> [The problem]: Beginning with the first line, set down every line through the one containing "rectangle (ls1.south east);", exactly as it appears, but not the pictures.

> [Given data]:
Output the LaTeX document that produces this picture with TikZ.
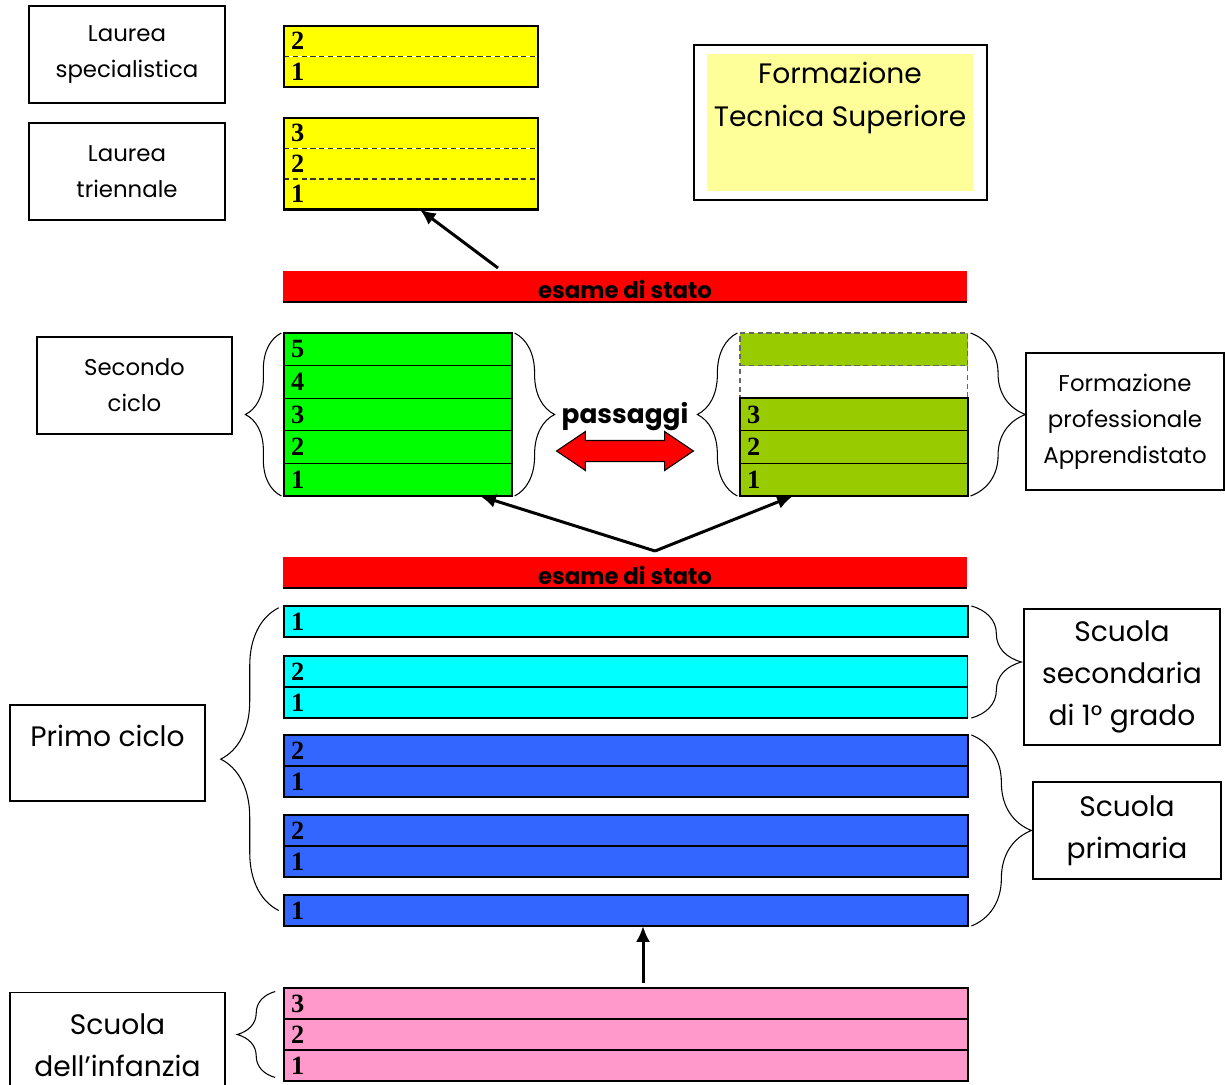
\documentclass[tikz,border=0pt]{standalone}
\usepackage{fontspec}
\setmainfont{Poppins}
\newfontfamily\numfont{Liberation Serif}
\usetikzlibrary{arrows.meta,decorations.pathreplacing,shapes.arrows,calc}
\definecolor{ygold}{HTML}{FFFF00}
\definecolor{paleyellow}{HTML}{FFFF99}
\definecolor{bargreen}{HTML}{00FF00}
\definecolor{barolive}{HTML}{99CC00}
\definecolor{barcyan}{HTML}{00FFFF}
\definecolor{barblue}{HTML}{3366FF}
\definecolor{barpink}{HTML}{FF99CC}
\definecolor{barred}{HTML}{FF0000}
\begin{document}
\begin{tikzpicture}
	[x=0.02cm,y=-0.02cm,
	row/.style={rectangle,fill=#1,draw,line width=0.6pt,minimum height=0.62cm,inner sep=0pt,outer sep=0pt,anchor=north west},
	yel/.style={row=ygold,draw=none,minimum width=5.08cm,minimum height=0.61cm},
	short/.style={row=#1,minimum width=4.56cm,minimum height=0.652cm},
	wide/.style={row=#1,minimum width=13.68cm},
	num/.style={anchor=west,inner xsep=3.8pt,inner ysep=0pt,font=\numfont\bfseries\fontsize{15}{15}\selectfont},
	group/.style={draw,line width=1.2pt},
	divider/.style={line width=1pt,densely dashed,black!80},
	lbox/.style={draw,line width=0.8pt,align=center,inner sep=0pt,font=\fontsize{13}{20.4}\selectfont},
	bigbox/.style={lbox,font=\fontsize{16}{24}\selectfont},
	bigtext/.style={align=center,inner sep=0pt,font=\fontsize{16}{24}\selectfont},
	brace/.style={decorate,decoration={brace,amplitude=#1},line width=0.6pt},
	arr/.style={line width=1.7pt,-{Latex[length=9pt,width=8pt]}},
	esame/.style={anchor=base,yshift=1.8pt,inner sep=0pt,font=\bfseries\fontsize{13}{13}\selectfont}]
	\useasboundingbox (0,0) rectangle (1225,1085);

	% university
	\node[yel,label={[num]west:2}] (ls2) at (284,26) {};
	\node[yel,label={[num]west:1}] (ls1) at (284,56.5) {};
	\draw[divider] (ls2.south west) -- (ls2.south east);
	\draw[group] (ls2.north west) rectangle (ls1.south east);

	\node[yel,label={[num]west:3}] (lt3) at (284,118) {};
	\node[yel,label={[num]west:2}] (lt2) at (284,148.5) {};
	\node[yel,label={[num]west:1}] (lt1) at (284,179) {};
	\draw[divider] (lt3.south west) -- (lt3.south east);
	\draw[divider] (lt2.south west) -- (lt2.south east);
	\draw[group] (lt3.north west) rectangle (lt1.south east);

	\node[lbox,minimum width=3.92cm,minimum height=1.94cm] (laureas) at (127,54.5) {Laurea\\specialistica};
	\node[lbox,minimum width=3.92cm,minimum height=1.94cm] (laureat) at (127,171.5) {Laurea\\triennale};

	\node[draw,line width=0.8pt,minimum width=5.86cm,minimum height=3.1cm] (fts) at (840.5,122.5) {};
	\node[fill=paleyellow,minimum width=5.32cm,minimum height=2.74cm] (ftsin) at (840,122.5) {};
	\node[bigtext] (ftstxt) at (840,98) {Formazione\\Tecnica Superiore};

	% esame di stato
	\node[wide=barred,draw=none,label={[esame]south:esame di stato}] (esame1) at (283,271) {};
	\draw[line width=1pt] (esame1.south west) -- (esame1.south east);
	\coordinate (up) at (498,268);
	\draw[arr] (up) -- ($(lt1.south west)!0.535!(lt1.south east)$);

	% secondo ciclo
	\node[short=bargreen,label={[num]west:5}] (g5) at (284,333) {};
	\node[short=bargreen,label={[num]west:4}] (g4) at (284,365.6) {};
	\node[short=bargreen,label={[num]west:3}] (g3) at (284,398.2) {};
	\node[short=bargreen,label={[num]west:2}] (g2) at (284,430.8) {};
	\node[short=bargreen,label={[num]west:1}] (g1) at (284,463.4) {};
	\draw[group] (g5.north west) rectangle (g1.south east);

	\node[short=barolive,draw=black!60,densely dashed] (o5) at (740,333) {};
	\node[short=white,draw=black!60,densely dashed] (o4) at (740,365.6) {};
	\node[short=barolive,label={[num]west:3}] (o3) at (740,398.2) {};
	\node[short=barolive,label={[num]west:2}] (o2) at (740,430.8) {};
	\node[short=barolive,label={[num]west:1}] (o1) at (740,463.4) {};
	\draw[group] (o3.north west) rectangle (o1.south east);

	\node[lbox,minimum width=3.9cm,minimum height=1.94cm] (secondo) at (134.5,385.5) {Secondo\\ciclo};
	\node[lbox,minimum width=3.96cm,minimum height=2.74cm] (formprof) at (1125,421.5) {Formazione\\professionale\\Apprendistato};

	\draw[brace=0.72cm] ([xshift=-1.5pt]g1.south west) -- ([xshift=-1.5pt]g5.north west);
	\draw[brace=0.8cm] ([xshift=1.5pt]g5.north east) -- ([xshift=1.5pt]g1.south east);
	\draw[brace=0.8cm] ([xshift=-1.5pt]o1.south west) -- ([xshift=-1.5pt]o5.north west);
	\draw[brace=1.1cm] ([xshift=1.5pt]o5.north east) -- ([xshift=1.5pt]o1.south east);

	\node[inner sep=0pt,font=\bfseries\fontsize{15}{18}\selectfont] (pass) at (625,417) {passaggi};
	\node[double arrow,fill=barred,draw,line width=0.6pt,inner xsep=0pt,inner ysep=0.2cm,minimum height=2.74cm,
		double arrow head extend=0.18cm,double arrow tip angle=68] (swap) at (625,451) {};

	\coordinate (fork) at (655,551);
	\draw[arr] (fork) -- ($(g1.south west)!0.86!(g1.south east)$);
	\draw[arr] (fork) -- ($(o1.south west)!0.232!(o1.south east)$);

	\node[wide=barred,draw=none,label={[esame]south:esame di stato}] (esame2) at (283,557) {};
	\draw[line width=1pt] (esame2.south west) -- (esame2.south east);

	% primo ciclo
	\node[wide=barcyan,label={[num]west:1}] (c0) at (284,606) {};
	\draw[group] (c0.north west) rectangle (c0.south east);
	\node[wide=barcyan,label={[num]west:2}] (c2) at (284,656) {};
	\node[wide=barcyan,label={[num]west:1}] (c1) at (284,687) {};

	\node[wide=barblue,label={[num]west:2}] (b4) at (284,735) {};
	\node[wide=barblue,label={[num]west:1}] (b3) at (284,766) {};
	\draw[group] (b4.north west) rectangle (b3.south east);
	\node[wide=barblue,label={[num]west:2}] (b2) at (284,815) {};
	\node[wide=barblue,label={[num]west:1}] (b1) at (284,846) {};
	\draw[group] (b2.north west) rectangle (b1.south east);
	\node[wide=barblue,label={[num]west:1}] (b0) at (284,895) {};
	\draw[group] (b0.north west) rectangle (b0.south east);

	\node[lbox,minimum width=3.9cm,minimum height=1.92cm] (primo) at (107.5,753) {};
	\node[bigtext] (primotxt) at (107.5,736) {Primo ciclo};
	\node[bigbox,minimum width=3.92cm,minimum height=2.72cm] (secondaria) at (1122,677) {Scuola\\secondaria\\di 1° grado};
	\node[bigbox,minimum width=3.76cm,minimum height=1.94cm] (primaria) at (1127,830.5) {Scuola\\primaria};

	\draw[brace=1.16cm] ([xshift=-3pt]b0.west) -- ([xshift=-3pt,yshift=-1pt]c0.north west);
	\draw[brace=1cm] ([xshift=2pt]c0.north east) -- ([xshift=2pt]c1.south east);
	\draw[brace=1.2cm] ([xshift=2pt]b4.north east) -- ([xshift=2pt]b0.south east);

	% infanzia
	\node[wide=barpink,label={[num]west:3}] (p3) at (284,988) {};
	\node[wide=barpink,label={[num]west:2}] (p2) at (284,1019) {};
	\node[wide=barpink,label={[num]west:1}] (p1) at (284,1050) {};
	\draw[group] (p3.north west) rectangle (p1.south east);

	\node[bigbox,minimum width=4.3cm,minimum height=2.1cm] (infanzia) at (117.5,1045) {Scuola\\dell’infanzia};
	\draw[brace=0.76cm] ([xshift=-5pt,yshift=2pt]p1.south west) -- ([xshift=-5pt,yshift=-2pt]p3.north west);

	\draw[arr] ([yshift=3pt]$(p3.north west)!0.525!(p3.north east)$) -- ($(b0.south west)!0.525!(b0.south east)$);
\end{tikzpicture}
\end{document}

> [Exercise solution]:
Output the LaTeX document that produces this picture with TikZ.
\documentclass[tikz,border=0pt]{standalone}
\usepackage{fontspec}
\setmainfont{Poppins}
\newfontfamily\numfont{Liberation Serif}
\usetikzlibrary{arrows.meta,decorations.pathreplacing,shapes.arrows,calc}
\definecolor{ygold}{HTML}{FFFF00}
\definecolor{paleyellow}{HTML}{FFFF99}
\definecolor{bargreen}{HTML}{00FF00}
\definecolor{barolive}{HTML}{99CC00}
\definecolor{barcyan}{HTML}{00FFFF}
\definecolor{barblue}{HTML}{3366FF}
\definecolor{barpink}{HTML}{FF99CC}
\definecolor{barred}{HTML}{FF0000}
\begin{document}
\begin{tikzpicture}
	[x=0.02cm,y=-0.02cm,
	row/.style={rectangle,fill=#1,draw,line width=0.6pt,minimum height=0.62cm,inner sep=0pt,outer sep=0pt,anchor=north west},
	yel/.style={row=ygold,draw=none,minimum width=5.08cm,minimum height=0.61cm},
	short/.style={row=#1,minimum width=4.56cm,minimum height=0.652cm},
	wide/.style={row=#1,minimum width=13.68cm},
	num/.style={anchor=west,inner xsep=3.8pt,inner ysep=0pt,font=\numfont\bfseries\fontsize{15}{15}\selectfont},
	group/.style={draw,line width=1.2pt},
	divider/.style={line width=1pt,densely dashed,black!80},
	lbox/.style={draw,line width=0.8pt,align=center,inner sep=0pt,font=\fontsize{13}{20.4}\selectfont},
	bigbox/.style={lbox,font=\fontsize{16}{24}\selectfont},
	bigtext/.style={align=center,inner sep=0pt,font=\fontsize{16}{24}\selectfont},
	brace/.style={decorate,decoration={brace,amplitude=#1},line width=0.6pt},
	arr/.style={line width=1.7pt,-{Latex[length=9pt,width=8pt]}},
	esame/.style={anchor=base,yshift=1.8pt,inner sep=0pt,font=\bfseries\fontsize{13}{13}\selectfont}]
	\useasboundingbox (0,0) rectangle (1225,1085);

	% university
	\node[yel,label={[num]west:2}] (ls2) at (284,26) {};
	\node[yel,label={[num]west:1}] (ls1) at (284,56.5) {};
	\draw[divider] (ls2.south west) -- (ls2.south east);
	\draw[group] (ls2.north west) rectangle (ls1.south east);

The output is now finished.